▸ WRITTEN REQUEST
Copy out every record below exactly as written, but leave out any pictures.
— Start —
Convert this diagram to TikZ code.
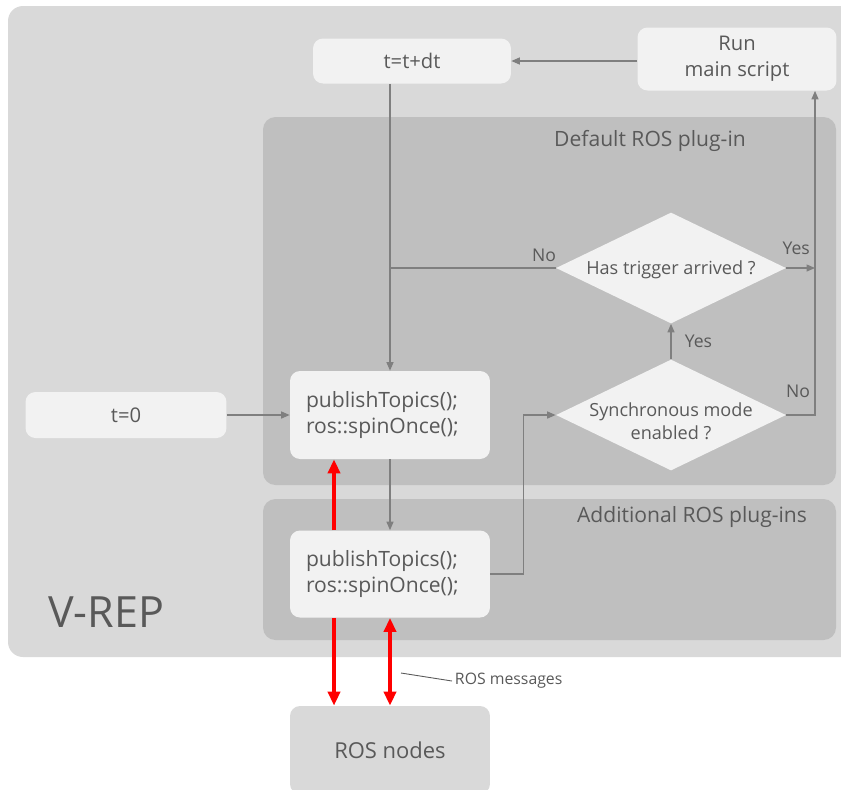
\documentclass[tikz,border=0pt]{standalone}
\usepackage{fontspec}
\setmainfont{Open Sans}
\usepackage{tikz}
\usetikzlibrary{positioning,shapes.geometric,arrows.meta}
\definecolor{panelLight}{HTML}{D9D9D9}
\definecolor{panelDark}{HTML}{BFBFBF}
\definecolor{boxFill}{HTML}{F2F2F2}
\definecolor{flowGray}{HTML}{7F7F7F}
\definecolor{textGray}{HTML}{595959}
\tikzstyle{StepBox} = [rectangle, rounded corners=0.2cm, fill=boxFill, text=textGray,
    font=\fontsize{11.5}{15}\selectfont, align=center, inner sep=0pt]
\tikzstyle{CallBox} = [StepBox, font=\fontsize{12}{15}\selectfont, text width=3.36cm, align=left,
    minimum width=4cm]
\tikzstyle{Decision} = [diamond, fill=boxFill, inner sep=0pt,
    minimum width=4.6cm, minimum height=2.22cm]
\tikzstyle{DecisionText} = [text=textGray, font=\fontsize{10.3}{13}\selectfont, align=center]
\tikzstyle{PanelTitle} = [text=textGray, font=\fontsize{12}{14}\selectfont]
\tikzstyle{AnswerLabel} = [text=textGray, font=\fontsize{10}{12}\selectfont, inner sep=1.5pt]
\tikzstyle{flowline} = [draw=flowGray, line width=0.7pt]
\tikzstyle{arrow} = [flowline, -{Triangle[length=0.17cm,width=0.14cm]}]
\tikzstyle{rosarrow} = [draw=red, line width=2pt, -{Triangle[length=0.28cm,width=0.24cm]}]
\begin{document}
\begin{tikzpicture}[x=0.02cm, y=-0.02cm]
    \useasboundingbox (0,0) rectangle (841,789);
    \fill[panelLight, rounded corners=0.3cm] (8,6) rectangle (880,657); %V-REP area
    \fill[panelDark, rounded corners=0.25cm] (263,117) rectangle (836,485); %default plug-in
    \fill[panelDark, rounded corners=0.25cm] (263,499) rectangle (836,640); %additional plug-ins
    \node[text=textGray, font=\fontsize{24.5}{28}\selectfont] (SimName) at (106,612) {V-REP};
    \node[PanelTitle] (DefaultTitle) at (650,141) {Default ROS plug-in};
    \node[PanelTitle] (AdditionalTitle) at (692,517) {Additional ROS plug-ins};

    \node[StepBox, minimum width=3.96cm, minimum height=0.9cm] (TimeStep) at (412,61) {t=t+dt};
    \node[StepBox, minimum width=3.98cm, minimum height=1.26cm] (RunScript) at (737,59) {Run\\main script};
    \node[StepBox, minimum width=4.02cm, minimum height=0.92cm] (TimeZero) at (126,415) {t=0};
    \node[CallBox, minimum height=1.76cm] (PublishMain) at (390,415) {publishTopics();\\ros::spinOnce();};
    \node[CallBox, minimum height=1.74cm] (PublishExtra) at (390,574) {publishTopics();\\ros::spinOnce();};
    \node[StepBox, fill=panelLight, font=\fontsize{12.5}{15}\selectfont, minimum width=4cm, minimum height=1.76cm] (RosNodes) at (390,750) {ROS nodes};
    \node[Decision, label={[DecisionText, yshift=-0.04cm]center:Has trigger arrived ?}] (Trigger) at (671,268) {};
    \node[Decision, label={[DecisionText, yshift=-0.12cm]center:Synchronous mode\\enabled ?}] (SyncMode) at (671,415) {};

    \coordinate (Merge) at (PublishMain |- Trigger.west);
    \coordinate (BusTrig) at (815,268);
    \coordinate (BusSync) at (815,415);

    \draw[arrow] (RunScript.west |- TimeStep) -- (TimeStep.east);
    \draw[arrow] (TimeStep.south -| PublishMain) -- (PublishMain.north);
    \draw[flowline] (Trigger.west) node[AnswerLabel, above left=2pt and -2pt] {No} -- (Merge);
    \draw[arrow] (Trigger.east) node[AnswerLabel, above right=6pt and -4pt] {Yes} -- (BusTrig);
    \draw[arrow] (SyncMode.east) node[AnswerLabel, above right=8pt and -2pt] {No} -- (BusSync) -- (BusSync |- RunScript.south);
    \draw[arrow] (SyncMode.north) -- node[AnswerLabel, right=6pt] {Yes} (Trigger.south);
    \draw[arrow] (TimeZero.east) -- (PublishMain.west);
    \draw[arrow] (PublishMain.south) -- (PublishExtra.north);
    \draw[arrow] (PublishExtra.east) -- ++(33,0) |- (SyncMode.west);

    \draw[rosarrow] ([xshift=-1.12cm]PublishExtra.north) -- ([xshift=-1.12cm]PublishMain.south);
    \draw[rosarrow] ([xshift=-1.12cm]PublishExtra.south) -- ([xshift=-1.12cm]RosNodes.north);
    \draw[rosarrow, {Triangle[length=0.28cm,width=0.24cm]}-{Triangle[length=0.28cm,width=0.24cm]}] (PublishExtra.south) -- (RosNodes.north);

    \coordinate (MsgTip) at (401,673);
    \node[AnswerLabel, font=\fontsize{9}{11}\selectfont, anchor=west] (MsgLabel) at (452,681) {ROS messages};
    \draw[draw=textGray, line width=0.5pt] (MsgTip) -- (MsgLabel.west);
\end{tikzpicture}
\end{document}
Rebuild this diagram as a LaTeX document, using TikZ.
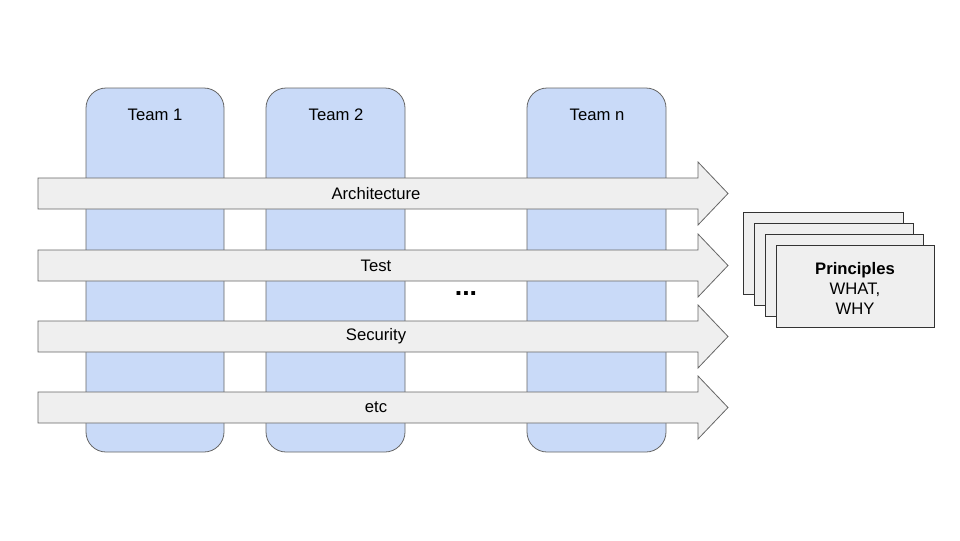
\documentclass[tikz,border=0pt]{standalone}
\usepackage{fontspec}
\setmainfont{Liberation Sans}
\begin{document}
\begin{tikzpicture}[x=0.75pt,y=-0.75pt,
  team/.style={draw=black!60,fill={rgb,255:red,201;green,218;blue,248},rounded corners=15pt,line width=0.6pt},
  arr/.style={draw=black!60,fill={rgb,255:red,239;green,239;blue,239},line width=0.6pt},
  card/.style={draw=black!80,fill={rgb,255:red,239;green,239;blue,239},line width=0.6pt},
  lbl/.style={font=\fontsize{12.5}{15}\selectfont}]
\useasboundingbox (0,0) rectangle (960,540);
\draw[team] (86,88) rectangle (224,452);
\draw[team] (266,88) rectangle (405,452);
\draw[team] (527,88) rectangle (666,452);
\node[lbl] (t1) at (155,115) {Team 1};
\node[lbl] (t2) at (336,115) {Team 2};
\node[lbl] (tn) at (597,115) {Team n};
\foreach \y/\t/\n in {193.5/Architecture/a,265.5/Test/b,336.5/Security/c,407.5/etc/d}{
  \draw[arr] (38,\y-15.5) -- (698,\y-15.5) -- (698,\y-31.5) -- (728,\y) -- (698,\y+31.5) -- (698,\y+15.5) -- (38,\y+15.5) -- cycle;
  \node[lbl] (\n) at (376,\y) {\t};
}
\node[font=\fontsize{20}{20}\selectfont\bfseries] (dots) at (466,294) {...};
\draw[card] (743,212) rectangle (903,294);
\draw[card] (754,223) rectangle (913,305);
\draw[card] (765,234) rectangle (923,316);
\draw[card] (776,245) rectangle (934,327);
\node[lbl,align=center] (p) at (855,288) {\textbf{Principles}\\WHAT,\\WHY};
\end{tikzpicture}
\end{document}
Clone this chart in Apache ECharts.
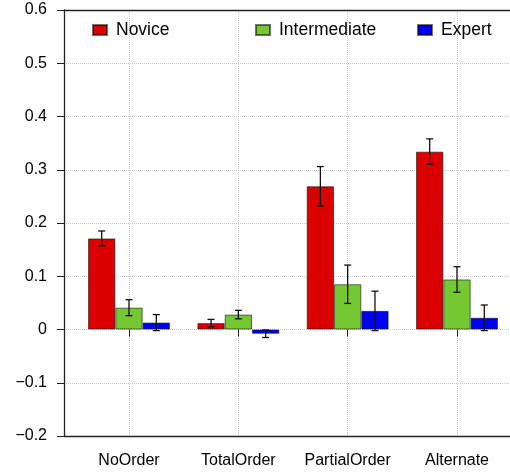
— End —
▸ COMPLETE ANSWER
Convert this diagram to TikZ code.
\documentclass[tikz,border=0pt]{standalone}
\usepackage{fontspec}
\setmainfont{Open Sans}
\usepackage{tikz}
\usetikzlibrary{positioning,shapes.geometric,arrows.meta}
\definecolor{panelLight}{HTML}{D9D9D9}
\definecolor{panelDark}{HTML}{BFBFBF}
\definecolor{boxFill}{HTML}{F2F2F2}
\definecolor{flowGray}{HTML}{7F7F7F}
\definecolor{textGray}{HTML}{595959}
\tikzstyle{StepBox} = [rectangle, rounded corners=0.2cm, fill=boxFill, text=textGray,
    font=\fontsize{11.5}{15}\selectfont, align=center, inner sep=0pt]
\tikzstyle{CallBox} = [StepBox, font=\fontsize{12}{15}\selectfont, text width=3.36cm, align=left,
    minimum width=4cm]
\tikzstyle{Decision} = [diamond, fill=boxFill, inner sep=0pt,
    minimum width=4.6cm, minimum height=2.22cm]
\tikzstyle{DecisionText} = [text=textGray, font=\fontsize{10.3}{13}\selectfont, align=center]
\tikzstyle{PanelTitle} = [text=textGray, font=\fontsize{12}{14}\selectfont]
\tikzstyle{AnswerLabel} = [text=textGray, font=\fontsize{10}{12}\selectfont, inner sep=1.5pt]
\tikzstyle{flowline} = [draw=flowGray, line width=0.7pt]
\tikzstyle{arrow} = [flowline, -{Triangle[length=0.17cm,width=0.14cm]}]
\tikzstyle{rosarrow} = [draw=red, line width=2pt, -{Triangle[length=0.28cm,width=0.24cm]}]
\begin{document}
\begin{tikzpicture}[x=0.02cm, y=-0.02cm]
    \useasboundingbox (0,0) rectangle (841,789);
    \fill[panelLight, rounded corners=0.3cm] (8,6) rectangle (880,657); %V-REP area
    \fill[panelDark, rounded corners=0.25cm] (263,117) rectangle (836,485); %default plug-in
    \fill[panelDark, rounded corners=0.25cm] (263,499) rectangle (836,640); %additional plug-ins
    \node[text=textGray, font=\fontsize{24.5}{28}\selectfont] (SimName) at (106,612) {V-REP};
    \node[PanelTitle] (DefaultTitle) at (650,141) {Default ROS plug-in};
    \node[PanelTitle] (AdditionalTitle) at (692,517) {Additional ROS plug-ins};

    \node[StepBox, minimum width=3.96cm, minimum height=0.9cm] (TimeStep) at (412,61) {t=t+dt};
    \node[StepBox, minimum width=3.98cm, minimum height=1.26cm] (RunScript) at (737,59) {Run\\main script};
    \node[StepBox, minimum width=4.02cm, minimum height=0.92cm] (TimeZero) at (126,415) {t=0};
    \node[CallBox, minimum height=1.76cm] (PublishMain) at (390,415) {publishTopics();\\ros::spinOnce();};
    \node[CallBox, minimum height=1.74cm] (PublishExtra) at (390,574) {publishTopics();\\ros::spinOnce();};
    \node[StepBox, fill=panelLight, font=\fontsize{12.5}{15}\selectfont, minimum width=4cm, minimum height=1.76cm] (RosNodes) at (390,750) {ROS nodes};
    \node[Decision, label={[DecisionText, yshift=-0.04cm]center:Has trigger arrived ?}] (Trigger) at (671,268) {};
    \node[Decision, label={[DecisionText, yshift=-0.12cm]center:Synchronous mode\\enabled ?}] (SyncMode) at (671,415) {};

    \coordinate (Merge) at (PublishMain |- Trigger.west);
    \coordinate (BusTrig) at (815,268);
    \coordinate (BusSync) at (815,415);

    \draw[arrow] (RunScript.west |- TimeStep) -- (TimeStep.east);
    \draw[arrow] (TimeStep.south -| PublishMain) -- (PublishMain.north);
    \draw[flowline] (Trigger.west) node[AnswerLabel, above left=2pt and -2pt] {No} -- (Merge);
    \draw[arrow] (Trigger.east) node[AnswerLabel, above right=6pt and -4pt] {Yes} -- (BusTrig);
    \draw[arrow] (SyncMode.east) node[AnswerLabel, above right=8pt and -2pt] {No} -- (BusSync) -- (BusSync |- RunScript.south);
    \draw[arrow] (SyncMode.north) -- node[AnswerLabel, right=6pt] {Yes} (Trigger.south);
    \draw[arrow] (TimeZero.east) -- (PublishMain.west);
    \draw[arrow] (PublishMain.south) -- (PublishExtra.north);
    \draw[arrow] (PublishExtra.east) -- ++(33,0) |- (SyncMode.west);

    \draw[rosarrow] ([xshift=-1.12cm]PublishExtra.north) -- ([xshift=-1.12cm]PublishMain.south);
    \draw[rosarrow] ([xshift=-1.12cm]PublishExtra.south) -- ([xshift=-1.12cm]RosNodes.north);
    \draw[rosarrow, {Triangle[length=0.28cm,width=0.24cm]}-{Triangle[length=0.28cm,width=0.24cm]}] (PublishExtra.south) -- (RosNodes.north);

    \coordinate (MsgTip) at (401,673);
    \node[AnswerLabel, font=\fontsize{9}{11}\selectfont, anchor=west] (MsgLabel) at (452,681) {ROS messages};
    \draw[draw=textGray, line width=0.5pt] (MsgTip) -- (MsgLabel.west);
\end{tikzpicture}
\end{document}
Rebuild this diagram as a LaTeX document, using TikZ.
\documentclass[tikz,border=0pt]{standalone}
\usepackage{fontspec}
\setmainfont{Liberation Sans}
\begin{document}
\begin{tikzpicture}[x=0.75pt,y=-0.75pt,
  team/.style={draw=black!60,fill={rgb,255:red,201;green,218;blue,248},rounded corners=15pt,line width=0.6pt},
  arr/.style={draw=black!60,fill={rgb,255:red,239;green,239;blue,239},line width=0.6pt},
  card/.style={draw=black!80,fill={rgb,255:red,239;green,239;blue,239},line width=0.6pt},
  lbl/.style={font=\fontsize{12.5}{15}\selectfont}]
\useasboundingbox (0,0) rectangle (960,540);
\draw[team] (86,88) rectangle (224,452);
\draw[team] (266,88) rectangle (405,452);
\draw[team] (527,88) rectangle (666,452);
\node[lbl] (t1) at (155,115) {Team 1};
\node[lbl] (t2) at (336,115) {Team 2};
\node[lbl] (tn) at (597,115) {Team n};
\foreach \y/\t/\n in {193.5/Architecture/a,265.5/Test/b,336.5/Security/c,407.5/etc/d}{
  \draw[arr] (38,\y-15.5) -- (698,\y-15.5) -- (698,\y-31.5) -- (728,\y) -- (698,\y+31.5) -- (698,\y+15.5) -- (38,\y+15.5) -- cycle;
  \node[lbl] (\n) at (376,\y) {\t};
}
\node[font=\fontsize{20}{20}\selectfont\bfseries] (dots) at (466,294) {...};
\draw[card] (743,212) rectangle (903,294);
\draw[card] (754,223) rectangle (913,305);
\draw[card] (765,234) rectangle (923,316);
\draw[card] (776,245) rectangle (934,327);
\node[lbl,align=center] (p) at (855,288) {\textbf{Principles}\\WHAT,\\WHY};
\end{tikzpicture}
\end{document}
Clone this chart in Apache ECharts.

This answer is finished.